Essa é a primeira mudança relevante na condução do caso dentro do MP-RJ. A Polícia Civil, por sua vez, trocou pela quarta vez o titular da Delegacia de Homicídios, também responsável pela apuração.
O deputado federal Marcelo Freixo (PSOL-RJ), de quem Marielle foi assessora antes de se tornar vereadora, cobrou explicação sobre a saída das promotoras do caso.
"Uma delação premiada é importante. Mas ela pode estar querendo proteger alguém, desviar alguma coisa. As promotoras estavam há três anos no caso, com muita dedicação. Elas saíram por alguma razão. É preciso saber qual", disse o deputado.
Pivô da demissão, a delação de Júlia Lotuffo ainda não foi homologada pela Justiça. A viúva do miliciano está atualmente em prisão domiciliar por decisão do ministro Reynaldo da Fonseca, do STJ (Superior Tribunal de Justiça).
Ela ficou um mês foragida após a deflagração da Operação Gárgula, na qual é acusada de comandar a lavagem de dinheiro dos bens do miliciano, morto há um ano numa operação policial na Bahia.
Júlia também é mencionada na investigação do caso das "rachadinhas". Ela teria intermediado o contato entre Adriano, na ocasião foragido, e a família de Fabrício Queiroz, apontado como operador do esquema de Flávio.
Como a Folha mostrou, a Operação Gárgula confirmou o método de contato apontado pelo MP-RJ entre pessoas ligadas ao senador Flávio Bolsonaro e o miliciano, quando Adriano já estava foragido, em dezembro de 2019.
A apuração do caso das "rachadinhas" mostrou que Márcia Aguiar, mulher de Fabrício Queiroz e ex-assessora de Flávio, e Luiz Botto Maia, advogado do senador, foram até o interior de Minas Gerais se encontrar com Raimunda Veras Magalhães, mãe de Adriano e também ex-funcionária do filho do presidente Jair Bolsonaro.
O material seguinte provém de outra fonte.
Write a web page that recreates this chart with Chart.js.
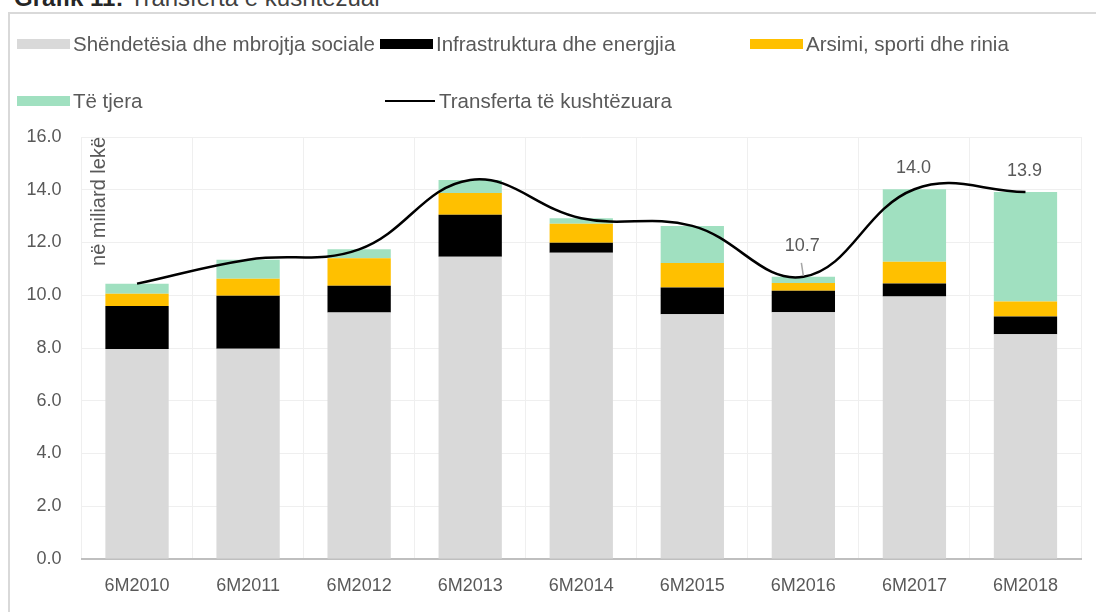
<!DOCTYPE html>
<html>
<head>
<meta charset="utf-8">
<script src="https://cdn.jsdelivr.net/npm/chart.js@4"></script>
<style>
  html, body { margin: 0; padding: 0; background: #fff; }
  body { width: 1096px; height: 612px; overflow: hidden; position: relative; font-family: "Liberation Sans", Arial, sans-serif; }
  #title { position: absolute; left: 14px; top: -14px; font-size: 24px; line-height: 24px; color: #404040; white-space: nowrap; }
  #title b { color: #262626; }
  #frame { position: absolute; left: 8px; top: 12px; width: 1200px; height: 700px; border: 2px solid #d9d9d9; }
  #wrap { position: absolute; left: 0; top: 0; width: 1096px; height: 612px; }
  .lg { position: absolute; display: flex; align-items: center; font-size: 20.5px; color: #595959; white-space: nowrap; transform: translateY(-50%); }
  .lg i { display: inline-block; width: 53px; height: 10px; margin-right: 3px; }
  .lg i.ln { height: 2px; margin-right: 4px; }
</style>
</head>
<body>
<div id="title"><b>Grafik 11:</b> Transferta e kushtëzuar</div>
<div id="frame"></div>
<div id="wrap"><canvas id="chart"></canvas></div>
<div id="legend"></div>
<script>
const categories = ['6M2010', '6M2011', '6M2012', '6M2013', '6M2014', '6M2015', '6M2016', '6M2017', '6M2018'];
const health = [7.96, 7.97, 9.35, 11.46, 11.61, 9.28, 9.36, 9.95, 8.52];
const infra = [1.63, 2.01, 1.01, 1.59, 0.38, 1.01, 0.81, 0.50, 0.67];
const education = [0.47, 0.65, 1.04, 0.83, 0.72, 0.93, 0.29, 0.82, 0.57];
const other = [0.38, 0.72, 0.34, 0.49, 0.21, 1.41, 0.24, 2.75, 4.15];
const totals = [10.44, 11.35, 11.74, 14.37, 12.92, 12.63, 10.70, 14.02, 13.91];
const labelledPoints = [6, 7, 8];
const yTicks = [0, 2, 4, 6, 8, 10, 12, 14, 16];

const textColor = '#595959';
const font = '"Liberation Sans", Arial, sans-serif';

// labels above the last three points of the line
const pointLabels = {
    id: 'pointLabels',
    afterDatasetsDraw(chart) {
        const meta = chart.getDatasetMeta(4);
        const ctx = chart.ctx;
        ctx.save();
        ctx.font = '18px ' + font;
        ctx.fillStyle = textColor;
        ctx.textAlign = 'center';
        ctx.textBaseline = 'middle';
        labelledPoints.forEach(i => {
            const pt = meta.data[i];
            const lifted = i === 6;
            const off = lifted ? 31 : 21;
            ctx.fillText(totals[i].toFixed(1), pt.x - 1, pt.y - off);
            if (lifted) {
                ctx.strokeStyle = '#a6a6a6';
                ctx.lineWidth = 1.5;
                ctx.beginPath();
                ctx.moveTo(pt.x - 2, pt.y - 14);
                ctx.lineTo(pt.x, pt.y - 1);
                ctx.stroke();
            }
        });
        ctx.restore();
    }
};

// rotated unit text inside the plot, top left
const unitTitle = {
    id: 'unitTitle',
    afterDraw(chart) {
        const ctx = chart.ctx;
        const area = chart.chartArea;
        ctx.save();
        ctx.font = '20px ' + font;
        ctx.fillStyle = textColor;
        ctx.translate(area.left + 18, area.top);
        ctx.rotate(-Math.PI / 2);
        ctx.textAlign = 'right';
        ctx.textBaseline = 'middle';
        ctx.fillText('në miliard lekë', 0, 0);
        ctx.restore();
    }
};

const chart = new Chart(document.getElementById('chart'), {
    type: 'bar',
    data: {
        labels: categories,
        datasets: [
            { label: 'Shëndetësia dhe mbrojtja sociale', data: health, backgroundColor: '#d9d9d9', order: 1 },
            { label: 'Infrastruktura dhe energjia', data: infra, backgroundColor: '#000000', order: 1 },
            { label: 'Arsimi, sporti dhe rinia', data: education, backgroundColor: '#ffc000', order: 1 },
            { label: 'Të tjera', data: other, backgroundColor: '#a0e0c0', order: 1 },
            {
                type: 'line',
                label: 'Transferta të kushtëzuara',
                data: totals,
                borderColor: '#000000',
                backgroundColor: '#000000',
                borderWidth: 2.5,
                pointRadius: 0,
                tension: 0.4,
                fill: false,
                order: 0
            }
        ]
    },
    options: {
        responsive: true,
        maintainAspectRatio: false,
        animation: false,
        datasets: {
            bar: { barPercentage: 0.57, categoryPercentage: 1.0, borderWidth: 0 }
        },
        layout: {
            padding: { top: 137, left: 21.5, right: 15, bottom: 8 }
        },
        plugins: {
            legend: { display: false },
            tooltip: { enabled: false }
        },
        scales: {
            x: {
                stacked: true,
                afterFit: s => { s.height = 45; },
                grid: { color: '#efefef', offset: true, drawTicks: false },
                border: { color: '#bfbfbf', width: 2 },
                ticks: { color: textColor, font: { family: font, size: 18 }, padding: 16, maxRotation: 0 }
            },
            y: {
                stacked: true,
                min: 0,
                max: 16,
                afterFit: s => { s.width = 60; },
                afterBuildTicks: s => { s.ticks = yTicks.map(v => ({ value: v })); },
                grid: { color: '#efefef', drawTicks: false },
                border: { display: false },
                ticks: {
                    color: textColor,
                    font: { family: font, size: 18 },
                    padding: 20,
                    callback: v => Number(v).toFixed(1)
                }
            }
        }
    },
    plugins: [pointLabels, unitTitle]
});

// legend laid out like the original, built from the datasets
const legendSlots = [[17, 44], [380, 44], [750, 44], [17, 101], [385, 101]];
const legendEl = document.getElementById('legend');
chart.data.datasets.forEach((ds, i) => {
    const item = document.createElement('div');
    item.className = 'lg';
    item.style.left = legendSlots[i][0] + 'px';
    item.style.top = legendSlots[i][1] + 'px';
    const sw = document.createElement('i');
    if (ds.type === 'line') {
        sw.className = 'ln';
        sw.style.width = '50px';
        sw.style.background = ds.borderColor;
    } else {
        sw.style.background = ds.backgroundColor;
    }
    item.appendChild(sw);
    item.appendChild(document.createTextNode(ds.label));
    legendEl.appendChild(item);
});
</script>
</body>
</html>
Trocas de mensagens no celular de Márcia indicam que o objetivo do encontro era estabelecer contato com Adriano, em fuga sob acusação de comandar a milícia de Rio das Pedras.
As mensagens também sugerem que Júlia Lotuffo também participou do encontro. Esse foi um dos argumentos para prisão de Queiroz em junho do ano passado, atualmente revogada.
Adriano era amigo e foi companheiro de batalhão de Fabrício Queiroz, amigo do presidente Jair Bolsonaro e apontado como operador financeiro da "rachadinha" no gabinete de Flávio Bolsonaro (Repiblicanos-RJ) na Assembleia do Rio.
O miliciano teve a ex-mulher e a mãe lotadas no gabinete de Flávio, ambas denunciadas junto com o senador sob acusação de envolvimento no esquema de desvio de dinheiro público.
O ex-capitão foi morto num sítio em Esplanada (170 km de Salvador) em 9 de fevereiro de 2020 numa operação da Polícia Militar da Bahia com a participação de agentes fluminenses.
A polícia da Bahia afirma que ele disparou contra os agentes quando foi localizado. Ele estava foragido havia um ano sob acusação de comandar a milícia da favela Rio das Pedras.